Я знаю, что Машков не хочет сразу взяться за нее. Он переходит теперь к серии портретов революционных деятелей. Он хочет писать социально многозначительные городские пейзажи. Но я верю, что Машков даст нам и настоящую революционную композицию. Конечно, расстояние до нее от винограда и кренделей Машкова с VII выставки еще большое, но и силы у художника чрезвычайно много, и сознание именно этой цели — революционной картины — в нем крепко, и подготовительная!

работа его дает не только какие–то леса и подпорки, а тоже в своем роде шедевры. Присоединение Машкова к АХРР знаменательно.

Грозно–значителен пейзаж Павлова «Нефтяные вышки» (рисунок) .

У Радимова, обычно несколько грешившего слишком непосредственным реализмом, в этот раз есть хорошие красочные достижения. Я еще в Казани видел его последние картины, и мне тогда, как и теперь, понравилась картина «В избе», где тряпки, лежащие у солнечнего окна, загорелись огнем и сделались парчовыми, и «Девушка» [150] тоже залитая ярким заходящим солнцем, на фоне избы, уже погруженной в сумерки. Радимов — человек усердный, пишет он много, является упорным представителем чисто ахрровских подходов и дает с выставки до выставки хорошую меру восхождения к реализму в живописи.

Превосходна небольшая картина Чепцова. Это коллективный жанровый портрет. Чепцов изобразил трибуну, с которой выступает молодой секретарь ячейки и где, слушая его со взорами, устремленными в публику, сидят несколько его товарищей [151] Вот тут достигнуто одно из условий, которые могут дать большую значительность непосредственному реализму.
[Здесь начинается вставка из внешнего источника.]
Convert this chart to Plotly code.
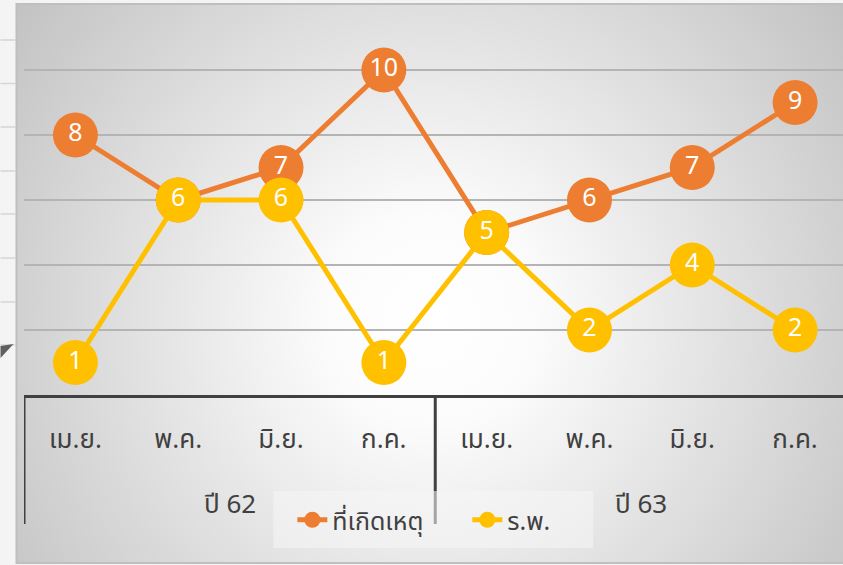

В самом деле, эту сцену можно было бы заснять и фотографически — скажем, увеличить и раскрасить, — и технически разница с картиной Чепцова была бы невелика, но внутренняя разница была бы неизмерима. Чепцов продумал, прочувствовал, с любовью понял своих действующих лиц и дал необычайно привлекательный, в конце концов обобщающий, типичный образ еще несколько наивного политического оратора, восхищенного своей темой, почти самозабвенно, почти целиком отдающегося своей аудитории, но немножко косолапого, вероятно, и мысли выражающего в форме шершавой, но крепкой, — человека уверенного и горящего самым высоким социальным чувством. Более или менее под стать ему и его товарищи.
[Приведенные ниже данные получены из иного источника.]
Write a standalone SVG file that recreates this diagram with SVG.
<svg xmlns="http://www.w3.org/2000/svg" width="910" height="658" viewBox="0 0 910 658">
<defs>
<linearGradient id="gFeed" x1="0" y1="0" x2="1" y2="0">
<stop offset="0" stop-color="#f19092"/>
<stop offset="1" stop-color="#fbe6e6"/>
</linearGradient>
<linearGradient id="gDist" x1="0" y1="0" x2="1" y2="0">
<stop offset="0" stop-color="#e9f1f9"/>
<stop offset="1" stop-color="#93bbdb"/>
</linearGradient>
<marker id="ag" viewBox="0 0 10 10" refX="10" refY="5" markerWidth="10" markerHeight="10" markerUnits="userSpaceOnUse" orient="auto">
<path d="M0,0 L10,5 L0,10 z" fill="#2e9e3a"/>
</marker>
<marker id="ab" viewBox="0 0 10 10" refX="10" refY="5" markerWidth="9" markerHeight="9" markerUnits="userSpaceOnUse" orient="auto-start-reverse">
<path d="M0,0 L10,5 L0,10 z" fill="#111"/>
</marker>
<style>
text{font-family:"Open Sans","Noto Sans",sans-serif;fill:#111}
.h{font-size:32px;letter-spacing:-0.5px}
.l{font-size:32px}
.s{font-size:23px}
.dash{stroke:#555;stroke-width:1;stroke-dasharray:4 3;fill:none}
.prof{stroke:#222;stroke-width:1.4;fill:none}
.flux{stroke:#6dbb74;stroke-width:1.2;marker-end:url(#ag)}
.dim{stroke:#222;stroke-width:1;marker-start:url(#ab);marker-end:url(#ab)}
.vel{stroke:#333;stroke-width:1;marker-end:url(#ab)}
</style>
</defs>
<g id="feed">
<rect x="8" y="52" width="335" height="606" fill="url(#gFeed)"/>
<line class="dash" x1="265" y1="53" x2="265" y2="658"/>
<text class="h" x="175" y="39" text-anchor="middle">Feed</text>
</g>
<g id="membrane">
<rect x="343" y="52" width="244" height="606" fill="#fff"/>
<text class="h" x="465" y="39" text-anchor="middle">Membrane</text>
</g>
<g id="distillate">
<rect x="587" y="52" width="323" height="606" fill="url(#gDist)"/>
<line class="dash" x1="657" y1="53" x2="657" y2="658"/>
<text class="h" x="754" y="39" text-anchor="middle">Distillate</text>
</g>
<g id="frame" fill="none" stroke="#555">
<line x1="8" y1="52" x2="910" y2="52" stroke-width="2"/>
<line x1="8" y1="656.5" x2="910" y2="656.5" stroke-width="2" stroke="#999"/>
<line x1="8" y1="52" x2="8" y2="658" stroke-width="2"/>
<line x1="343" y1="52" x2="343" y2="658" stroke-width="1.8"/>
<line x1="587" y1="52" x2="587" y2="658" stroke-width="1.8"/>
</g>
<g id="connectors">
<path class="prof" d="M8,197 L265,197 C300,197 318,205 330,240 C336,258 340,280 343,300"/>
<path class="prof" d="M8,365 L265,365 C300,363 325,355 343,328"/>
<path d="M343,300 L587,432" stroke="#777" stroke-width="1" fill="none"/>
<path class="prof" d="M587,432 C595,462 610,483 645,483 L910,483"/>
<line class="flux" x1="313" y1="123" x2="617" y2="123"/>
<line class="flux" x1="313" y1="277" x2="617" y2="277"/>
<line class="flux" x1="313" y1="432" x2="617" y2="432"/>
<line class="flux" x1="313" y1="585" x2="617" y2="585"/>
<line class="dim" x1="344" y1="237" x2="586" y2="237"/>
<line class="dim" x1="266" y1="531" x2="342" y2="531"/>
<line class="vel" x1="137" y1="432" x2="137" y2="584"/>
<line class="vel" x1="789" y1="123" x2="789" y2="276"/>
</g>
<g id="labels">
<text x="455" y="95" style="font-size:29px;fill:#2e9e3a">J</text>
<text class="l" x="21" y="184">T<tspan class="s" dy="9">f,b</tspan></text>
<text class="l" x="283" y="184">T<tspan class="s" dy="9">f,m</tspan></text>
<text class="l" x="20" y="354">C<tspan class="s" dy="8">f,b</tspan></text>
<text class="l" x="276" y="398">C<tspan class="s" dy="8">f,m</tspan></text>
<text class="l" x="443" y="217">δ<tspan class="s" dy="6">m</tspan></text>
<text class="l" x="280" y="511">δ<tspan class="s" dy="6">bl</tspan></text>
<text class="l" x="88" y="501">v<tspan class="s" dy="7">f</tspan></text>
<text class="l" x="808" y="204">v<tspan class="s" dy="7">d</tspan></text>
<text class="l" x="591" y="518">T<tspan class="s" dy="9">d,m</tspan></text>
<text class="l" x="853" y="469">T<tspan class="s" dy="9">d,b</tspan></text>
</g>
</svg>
Стоя перед этой картиной, невольно говоришь себе: вот те, кто более всего способствовали победе революции! И невольно проникаешься любовью к этим людям, как после прочтения книг Фурманова.

Кацман выставил большой ряд портретов. В них всегда есть внешнее сходство: Кацман очень крепкий рисовальщик, но эта крепость как–то закупоривает его рисунки, от них веет классом. Все же иной раз он зорко подсматривает особенности модели.
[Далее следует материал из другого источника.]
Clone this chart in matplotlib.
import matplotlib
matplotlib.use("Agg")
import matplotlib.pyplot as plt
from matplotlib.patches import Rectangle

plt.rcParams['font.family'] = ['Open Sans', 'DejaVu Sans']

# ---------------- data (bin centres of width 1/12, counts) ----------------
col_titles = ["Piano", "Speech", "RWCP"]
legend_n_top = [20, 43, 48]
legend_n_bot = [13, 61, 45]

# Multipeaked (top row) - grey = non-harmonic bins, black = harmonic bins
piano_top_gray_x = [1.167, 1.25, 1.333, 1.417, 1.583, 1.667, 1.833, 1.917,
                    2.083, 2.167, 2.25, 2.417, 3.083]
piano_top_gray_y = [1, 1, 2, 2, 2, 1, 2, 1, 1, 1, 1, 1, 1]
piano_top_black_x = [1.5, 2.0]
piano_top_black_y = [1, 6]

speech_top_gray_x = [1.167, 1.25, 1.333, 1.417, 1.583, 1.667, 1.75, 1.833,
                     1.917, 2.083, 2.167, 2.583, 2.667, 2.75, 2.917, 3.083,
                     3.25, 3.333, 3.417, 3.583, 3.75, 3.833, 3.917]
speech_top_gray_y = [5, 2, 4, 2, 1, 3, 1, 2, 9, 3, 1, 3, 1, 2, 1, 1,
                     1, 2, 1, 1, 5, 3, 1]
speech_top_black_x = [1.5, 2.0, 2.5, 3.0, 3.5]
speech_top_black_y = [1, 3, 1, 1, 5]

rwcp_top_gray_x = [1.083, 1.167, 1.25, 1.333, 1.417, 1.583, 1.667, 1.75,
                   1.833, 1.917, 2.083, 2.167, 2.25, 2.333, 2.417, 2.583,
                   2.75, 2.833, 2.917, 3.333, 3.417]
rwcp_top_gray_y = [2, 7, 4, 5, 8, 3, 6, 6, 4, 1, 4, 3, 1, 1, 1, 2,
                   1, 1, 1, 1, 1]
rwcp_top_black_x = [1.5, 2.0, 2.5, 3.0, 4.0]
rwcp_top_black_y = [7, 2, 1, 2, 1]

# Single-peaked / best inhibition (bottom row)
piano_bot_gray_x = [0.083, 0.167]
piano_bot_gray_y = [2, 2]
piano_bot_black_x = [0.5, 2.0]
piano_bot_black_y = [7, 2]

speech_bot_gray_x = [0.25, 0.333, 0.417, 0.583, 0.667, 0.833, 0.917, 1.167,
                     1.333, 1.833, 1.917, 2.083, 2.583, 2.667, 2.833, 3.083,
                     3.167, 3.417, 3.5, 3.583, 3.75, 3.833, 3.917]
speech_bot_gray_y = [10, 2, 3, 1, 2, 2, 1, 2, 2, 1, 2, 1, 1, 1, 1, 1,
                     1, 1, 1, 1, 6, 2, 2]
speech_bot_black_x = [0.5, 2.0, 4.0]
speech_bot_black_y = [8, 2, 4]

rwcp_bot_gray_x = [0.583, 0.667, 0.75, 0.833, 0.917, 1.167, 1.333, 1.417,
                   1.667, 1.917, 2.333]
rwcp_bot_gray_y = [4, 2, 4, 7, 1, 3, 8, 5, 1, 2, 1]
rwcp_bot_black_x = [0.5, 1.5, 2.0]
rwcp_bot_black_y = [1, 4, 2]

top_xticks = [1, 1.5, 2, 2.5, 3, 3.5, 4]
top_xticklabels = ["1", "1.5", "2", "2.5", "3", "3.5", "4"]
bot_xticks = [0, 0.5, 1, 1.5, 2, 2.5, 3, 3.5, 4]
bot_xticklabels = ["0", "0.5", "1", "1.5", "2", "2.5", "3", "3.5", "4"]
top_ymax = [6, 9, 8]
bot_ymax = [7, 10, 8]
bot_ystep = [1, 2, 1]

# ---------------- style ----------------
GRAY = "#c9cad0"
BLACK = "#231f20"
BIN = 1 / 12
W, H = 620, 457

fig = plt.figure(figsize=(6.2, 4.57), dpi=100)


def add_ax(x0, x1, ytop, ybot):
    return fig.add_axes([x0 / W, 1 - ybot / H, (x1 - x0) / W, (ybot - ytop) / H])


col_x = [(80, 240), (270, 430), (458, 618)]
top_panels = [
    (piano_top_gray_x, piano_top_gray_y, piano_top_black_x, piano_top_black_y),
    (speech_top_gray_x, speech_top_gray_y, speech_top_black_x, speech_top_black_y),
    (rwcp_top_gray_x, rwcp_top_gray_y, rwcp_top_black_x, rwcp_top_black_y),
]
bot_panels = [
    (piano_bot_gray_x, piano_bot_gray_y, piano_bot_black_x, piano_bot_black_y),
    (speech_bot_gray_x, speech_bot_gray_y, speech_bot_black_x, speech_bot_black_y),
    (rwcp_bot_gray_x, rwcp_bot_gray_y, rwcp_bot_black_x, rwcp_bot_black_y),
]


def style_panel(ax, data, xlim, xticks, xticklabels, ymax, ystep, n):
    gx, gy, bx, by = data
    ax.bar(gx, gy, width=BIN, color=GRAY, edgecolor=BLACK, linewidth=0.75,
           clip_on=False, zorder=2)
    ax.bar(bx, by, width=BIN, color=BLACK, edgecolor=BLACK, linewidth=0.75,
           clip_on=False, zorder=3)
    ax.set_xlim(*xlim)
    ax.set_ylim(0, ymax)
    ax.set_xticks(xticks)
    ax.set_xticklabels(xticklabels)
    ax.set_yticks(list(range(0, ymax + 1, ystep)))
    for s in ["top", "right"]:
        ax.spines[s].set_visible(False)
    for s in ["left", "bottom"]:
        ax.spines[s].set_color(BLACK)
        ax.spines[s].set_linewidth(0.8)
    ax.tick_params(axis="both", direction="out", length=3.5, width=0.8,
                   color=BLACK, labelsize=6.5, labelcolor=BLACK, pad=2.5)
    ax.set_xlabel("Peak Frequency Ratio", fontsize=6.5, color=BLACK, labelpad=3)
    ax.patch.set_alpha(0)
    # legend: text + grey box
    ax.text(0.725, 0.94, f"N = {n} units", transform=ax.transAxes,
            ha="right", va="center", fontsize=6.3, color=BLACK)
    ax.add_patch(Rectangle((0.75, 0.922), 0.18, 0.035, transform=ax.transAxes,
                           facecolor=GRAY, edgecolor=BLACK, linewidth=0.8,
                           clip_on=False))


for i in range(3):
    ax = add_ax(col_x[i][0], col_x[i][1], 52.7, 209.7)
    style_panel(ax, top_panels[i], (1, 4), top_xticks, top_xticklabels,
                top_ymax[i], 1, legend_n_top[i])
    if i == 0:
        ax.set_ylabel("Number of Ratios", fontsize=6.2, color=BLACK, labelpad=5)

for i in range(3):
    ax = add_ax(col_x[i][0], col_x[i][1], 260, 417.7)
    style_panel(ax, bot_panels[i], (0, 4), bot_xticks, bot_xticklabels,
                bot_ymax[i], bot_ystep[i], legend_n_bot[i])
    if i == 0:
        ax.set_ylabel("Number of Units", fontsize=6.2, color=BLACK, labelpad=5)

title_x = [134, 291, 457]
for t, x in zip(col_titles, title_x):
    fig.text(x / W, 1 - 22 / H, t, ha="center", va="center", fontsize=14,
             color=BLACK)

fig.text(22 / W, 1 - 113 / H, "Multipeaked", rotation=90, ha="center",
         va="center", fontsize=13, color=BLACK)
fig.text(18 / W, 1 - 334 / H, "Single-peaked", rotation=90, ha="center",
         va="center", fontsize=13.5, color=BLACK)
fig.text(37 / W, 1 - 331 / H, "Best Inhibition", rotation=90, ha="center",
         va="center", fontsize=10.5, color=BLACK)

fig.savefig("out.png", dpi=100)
У Шестопалова слабоваты «Пугачевцы», но живые этнографические этюды Востока хороши.

Невольно останавливаешься у «Рабкора» Перельмана. Это— социальный портрет, один из важнейших для нас родов живописи. Художник может брать для него и определенное лицо, но в этом определенном лице, в единице, он обязан видеть и показать нам целый общественный слой. Это трудная, но благодарная задача.

У Никонова очень хорош автопортрет, неплохо задуманы и были бы интересны и остальные работы, если бы что–то еще прибавить к этой живописи: она кажется недоделанной, поверхностной.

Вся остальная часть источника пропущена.